-------- Data lines --------
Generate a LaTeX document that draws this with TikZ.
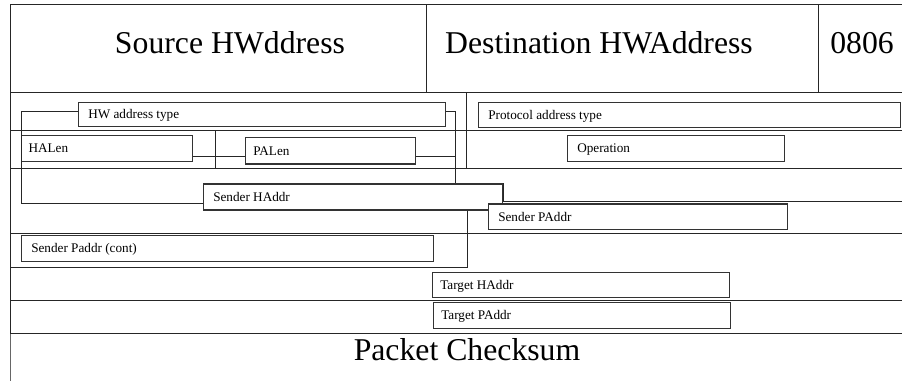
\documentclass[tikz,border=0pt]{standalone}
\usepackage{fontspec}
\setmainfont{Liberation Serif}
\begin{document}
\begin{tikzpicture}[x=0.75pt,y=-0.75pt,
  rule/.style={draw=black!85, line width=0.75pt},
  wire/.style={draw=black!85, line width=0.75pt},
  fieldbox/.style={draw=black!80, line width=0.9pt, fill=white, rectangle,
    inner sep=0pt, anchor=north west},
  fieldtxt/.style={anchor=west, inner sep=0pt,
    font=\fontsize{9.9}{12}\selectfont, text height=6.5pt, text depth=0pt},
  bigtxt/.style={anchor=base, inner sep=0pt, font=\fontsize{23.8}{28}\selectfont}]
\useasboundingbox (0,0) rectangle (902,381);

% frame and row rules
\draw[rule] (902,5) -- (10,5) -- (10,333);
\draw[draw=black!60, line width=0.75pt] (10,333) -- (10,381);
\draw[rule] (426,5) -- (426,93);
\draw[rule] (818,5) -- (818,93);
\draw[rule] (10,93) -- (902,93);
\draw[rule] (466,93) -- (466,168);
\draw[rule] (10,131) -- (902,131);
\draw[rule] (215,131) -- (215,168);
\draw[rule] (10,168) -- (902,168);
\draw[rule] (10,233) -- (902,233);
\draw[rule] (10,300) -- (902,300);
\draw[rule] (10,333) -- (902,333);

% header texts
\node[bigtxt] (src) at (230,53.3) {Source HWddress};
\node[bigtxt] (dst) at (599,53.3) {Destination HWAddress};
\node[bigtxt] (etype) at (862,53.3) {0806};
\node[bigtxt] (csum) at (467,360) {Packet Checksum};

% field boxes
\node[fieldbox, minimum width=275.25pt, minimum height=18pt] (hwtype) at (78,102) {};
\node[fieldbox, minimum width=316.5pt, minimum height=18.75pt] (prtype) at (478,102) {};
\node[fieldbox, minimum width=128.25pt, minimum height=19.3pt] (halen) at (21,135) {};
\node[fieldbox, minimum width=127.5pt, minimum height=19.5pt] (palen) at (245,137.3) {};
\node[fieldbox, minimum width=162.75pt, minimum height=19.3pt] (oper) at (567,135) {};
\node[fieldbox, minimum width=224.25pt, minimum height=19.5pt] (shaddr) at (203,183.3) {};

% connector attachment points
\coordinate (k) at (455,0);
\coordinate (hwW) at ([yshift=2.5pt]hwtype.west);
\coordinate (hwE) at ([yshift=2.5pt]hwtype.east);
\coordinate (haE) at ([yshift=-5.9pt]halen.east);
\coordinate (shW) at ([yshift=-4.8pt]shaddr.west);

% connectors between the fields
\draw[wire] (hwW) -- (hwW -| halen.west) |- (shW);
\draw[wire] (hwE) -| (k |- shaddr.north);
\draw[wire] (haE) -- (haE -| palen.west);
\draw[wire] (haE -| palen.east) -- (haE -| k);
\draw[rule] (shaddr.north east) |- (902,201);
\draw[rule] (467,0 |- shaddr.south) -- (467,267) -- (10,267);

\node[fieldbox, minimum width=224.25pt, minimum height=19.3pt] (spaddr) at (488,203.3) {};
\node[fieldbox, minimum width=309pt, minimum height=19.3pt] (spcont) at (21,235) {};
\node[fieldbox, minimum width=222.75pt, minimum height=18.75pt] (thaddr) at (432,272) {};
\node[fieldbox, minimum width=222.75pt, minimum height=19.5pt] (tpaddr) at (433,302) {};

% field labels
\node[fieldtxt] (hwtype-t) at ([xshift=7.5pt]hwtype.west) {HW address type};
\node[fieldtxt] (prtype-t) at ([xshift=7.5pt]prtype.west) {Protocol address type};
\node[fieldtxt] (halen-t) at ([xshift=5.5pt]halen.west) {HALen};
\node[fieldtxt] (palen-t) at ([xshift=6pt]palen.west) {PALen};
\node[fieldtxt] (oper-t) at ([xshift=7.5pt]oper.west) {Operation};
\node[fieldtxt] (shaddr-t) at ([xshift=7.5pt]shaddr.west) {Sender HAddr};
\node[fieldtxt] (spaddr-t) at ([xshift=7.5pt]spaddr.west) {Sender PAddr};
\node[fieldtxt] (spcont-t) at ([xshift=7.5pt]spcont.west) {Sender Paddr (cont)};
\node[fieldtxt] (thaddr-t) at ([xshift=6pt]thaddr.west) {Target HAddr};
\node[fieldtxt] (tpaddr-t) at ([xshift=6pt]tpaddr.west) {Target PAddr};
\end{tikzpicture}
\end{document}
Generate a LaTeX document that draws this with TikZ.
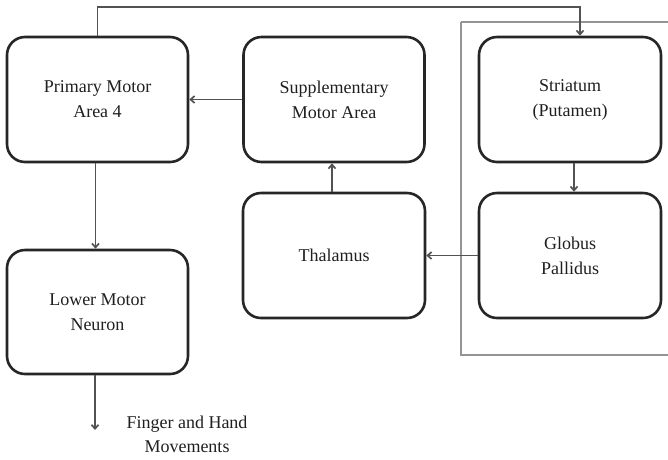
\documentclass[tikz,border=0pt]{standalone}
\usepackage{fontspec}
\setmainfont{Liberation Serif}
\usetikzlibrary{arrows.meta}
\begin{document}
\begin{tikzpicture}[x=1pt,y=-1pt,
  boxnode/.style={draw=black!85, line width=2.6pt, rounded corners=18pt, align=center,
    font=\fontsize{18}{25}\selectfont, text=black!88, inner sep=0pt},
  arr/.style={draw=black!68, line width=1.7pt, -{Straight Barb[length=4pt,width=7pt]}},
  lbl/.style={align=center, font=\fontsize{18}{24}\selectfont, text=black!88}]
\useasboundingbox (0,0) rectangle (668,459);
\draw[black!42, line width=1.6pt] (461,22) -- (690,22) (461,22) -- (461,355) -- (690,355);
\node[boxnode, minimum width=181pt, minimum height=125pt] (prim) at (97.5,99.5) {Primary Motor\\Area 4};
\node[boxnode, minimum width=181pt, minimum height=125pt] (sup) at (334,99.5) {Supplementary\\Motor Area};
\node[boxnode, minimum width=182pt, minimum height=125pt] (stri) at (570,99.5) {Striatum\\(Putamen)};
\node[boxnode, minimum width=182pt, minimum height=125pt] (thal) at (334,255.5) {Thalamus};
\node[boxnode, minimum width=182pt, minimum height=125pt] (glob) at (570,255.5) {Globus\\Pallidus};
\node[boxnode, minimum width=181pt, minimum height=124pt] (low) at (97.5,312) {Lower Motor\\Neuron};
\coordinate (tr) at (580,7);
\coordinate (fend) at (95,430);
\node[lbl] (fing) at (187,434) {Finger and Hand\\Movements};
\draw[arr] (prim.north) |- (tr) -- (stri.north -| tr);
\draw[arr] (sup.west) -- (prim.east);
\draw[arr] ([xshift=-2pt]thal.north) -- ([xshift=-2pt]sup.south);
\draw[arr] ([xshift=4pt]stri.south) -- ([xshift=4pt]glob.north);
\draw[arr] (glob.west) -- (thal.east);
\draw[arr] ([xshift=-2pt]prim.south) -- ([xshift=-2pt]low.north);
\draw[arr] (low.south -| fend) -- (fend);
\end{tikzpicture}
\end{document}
--------
Exercise directions: Leave every image out, and retype the material exactly.

The output:
Generate a LaTeX document that draws this with TikZ.
\documentclass[tikz,border=0pt]{standalone}
\usepackage{fontspec}
\setmainfont{Liberation Serif}
\begin{document}
\begin{tikzpicture}[x=0.75pt,y=-0.75pt,
  rule/.style={draw=black!85, line width=0.75pt},
  wire/.style={draw=black!85, line width=0.75pt},
  fieldbox/.style={draw=black!80, line width=0.9pt, fill=white, rectangle,
    inner sep=0pt, anchor=north west},
  fieldtxt/.style={anchor=west, inner sep=0pt,
    font=\fontsize{9.9}{12}\selectfont, text height=6.5pt, text depth=0pt},
  bigtxt/.style={anchor=base, inner sep=0pt, font=\fontsize{23.8}{28}\selectfont}]
\useasboundingbox (0,0) rectangle (902,381);

% frame and row rules
\draw[rule] (902,5) -- (10,5) -- (10,333);
\draw[draw=black!60, line width=0.75pt] (10,333) -- (10,381);
\draw[rule] (426,5) -- (426,93);
\draw[rule] (818,5) -- (818,93);
\draw[rule] (10,93) -- (902,93);
\draw[rule] (466,93) -- (466,168);
\draw[rule] (10,131) -- (902,131);
\draw[rule] (215,131) -- (215,168);
\draw[rule] (10,168) -- (902,168);
\draw[rule] (10,233) -- (902,233);
\draw[rule] (10,300) -- (902,300);
\draw[rule] (10,333) -- (902,333);

% header texts
\node[bigtxt] (src) at (230,53.3) {Source HWddress};
\node[bigtxt] (dst) at (599,53.3) {Destination HWAddress};
\node[bigtxt] (etype) at (862,53.3) {0806};
\node[bigtxt] (csum) at (467,360) {Packet Checksum};

% field boxes
\node[fieldbox, minimum width=275.25pt, minimum height=18pt] (hwtype) at (78,102) {};
\node[fieldbox, minimum width=316.5pt, minimum height=18.75pt] (prtype) at (478,102) {};
\node[fieldbox, minimum width=128.25pt, minimum height=19.3pt] (halen) at (21,135) {};
\node[fieldbox, minimum width=127.5pt, minimum height=19.5pt] (palen) at (245,137.3) {};
\node[fieldbox, minimum width=162.75pt, minimum height=19.3pt] (oper) at (567,135) {};
\node[fieldbox, minimum width=224.25pt, minimum height=19.5pt] (shaddr) at (203,183.3) {};

% connector attachment points
\coordinate (k) at (455,0);
\coordinate (hwW) at ([yshift=2.5pt]hwtype.west);
\coordinate (hwE) at ([yshift=2.5pt]hwtype.east);
\coordinate (haE) at ([yshift=-5.9pt]halen.east);
\coordinate (shW) at ([yshift=-4.8pt]shaddr.west);

% connectors between the fields
\draw[wire] (hwW) -- (hwW -| halen.west) |- (shW);
\draw[wire] (hwE) -| (k |- shaddr.north);
\draw[wire] (haE) -- (haE -| palen.west);
\draw[wire] (haE -| palen.east) -- (haE -| k);
\draw[rule] (shaddr.north east) |- (902,201);
\draw[rule] (467,0 |- shaddr.south) -- (467,267) -- (10,267);

\node[fieldbox, minimum width=224.25pt, minimum height=19.3pt] (spaddr) at (488,203.3) {};
\node[fieldbox, minimum width=309pt, minimum height=19.3pt] (spcont) at (21,235) {};
\node[fieldbox, minimum width=222.75pt, minimum height=18.75pt] (thaddr) at (432,272) {};
\node[fieldbox, minimum width=222.75pt, minimum height=19.5pt] (tpaddr) at (433,302) {};

% field labels
\node[fieldtxt] (hwtype-t) at ([xshift=7.5pt]hwtype.west) {HW address type};
\node[fieldtxt] (prtype-t) at ([xshift=7.5pt]prtype.west) {Protocol address type};
\node[fieldtxt] (halen-t) at ([xshift=5.5pt]halen.west) {HALen};
\node[fieldtxt] (palen-t) at ([xshift=6pt]palen.west) {PALen};
\node[fieldtxt] (oper-t) at ([xshift=7.5pt]oper.west) {Operation};
\node[fieldtxt] (shaddr-t) at ([xshift=7.5pt]shaddr.west) {Sender HAddr};
\node[fieldtxt] (spaddr-t) at ([xshift=7.5pt]spaddr.west) {Sender PAddr};
\node[fieldtxt] (spcont-t) at ([xshift=7.5pt]spcont.west) {Sender Paddr (cont)};
\node[fieldtxt] (thaddr-t) at ([xshift=6pt]thaddr.west) {Target HAddr};
\node[fieldtxt] (tpaddr-t) at ([xshift=6pt]tpaddr.west) {Target PAddr};
\end{tikzpicture}
\end{document}
Generate a LaTeX document that draws this with TikZ.
\documentclass[tikz,border=0pt]{standalone}
\usepackage{fontspec}
\setmainfont{Liberation Serif}
\usetikzlibrary{arrows.meta}
\begin{document}
\begin{tikzpicture}[x=1pt,y=-1pt,
  boxnode/.style={draw=black!85, line width=2.6pt, rounded corners=18pt, align=center,
    font=\fontsize{18}{25}\selectfont, text=black!88, inner sep=0pt},
  arr/.style={draw=black!68, line width=1.7pt, -{Straight Barb[length=4pt,width=7pt]}},
  lbl/.style={align=center, font=\fontsize{18}{24}\selectfont, text=black!88}]
\useasboundingbox (0,0) rectangle (668,459);
\draw[black!42, line width=1.6pt] (461,22) -- (690,22) (461,22) -- (461,355) -- (690,355);
\node[boxnode, minimum width=181pt, minimum height=125pt] (prim) at (97.5,99.5) {Primary Motor\\Area 4};
\node[boxnode, minimum width=181pt, minimum height=125pt] (sup) at (334,99.5) {Supplementary\\Motor Area};
\node[boxnode, minimum width=182pt, minimum height=125pt] (stri) at (570,99.5) {Striatum\\(Putamen)};
\node[boxnode, minimum width=182pt, minimum height=125pt] (thal) at (334,255.5) {Thalamus};
\node[boxnode, minimum width=182pt, minimum height=125pt] (glob) at (570,255.5) {Globus\\Pallidus};
\node[boxnode, minimum width=181pt, minimum height=124pt] (low) at (97.5,312) {Lower Motor\\Neuron};
\coordinate (tr) at (580,7);
\coordinate (fend) at (95,430);
\node[lbl] (fing) at (187,434) {Finger and Hand\\Movements};
\draw[arr] (prim.north) |- (tr) -- (stri.north -| tr);
\draw[arr] (sup.west) -- (prim.east);
\draw[arr] ([xshift=-2pt]thal.north) -- ([xshift=-2pt]sup.south);
\draw[arr] ([xshift=4pt]stri.south) -- ([xshift=4pt]glob.north);
\draw[arr] (glob.west) -- (thal.east);
\draw[arr] ([xshift=-2pt]prim.south) -- ([xshift=-2pt]low.north);
\draw[arr] (low.south -| fend) -- (fend);
\end{tikzpicture}
\end{document}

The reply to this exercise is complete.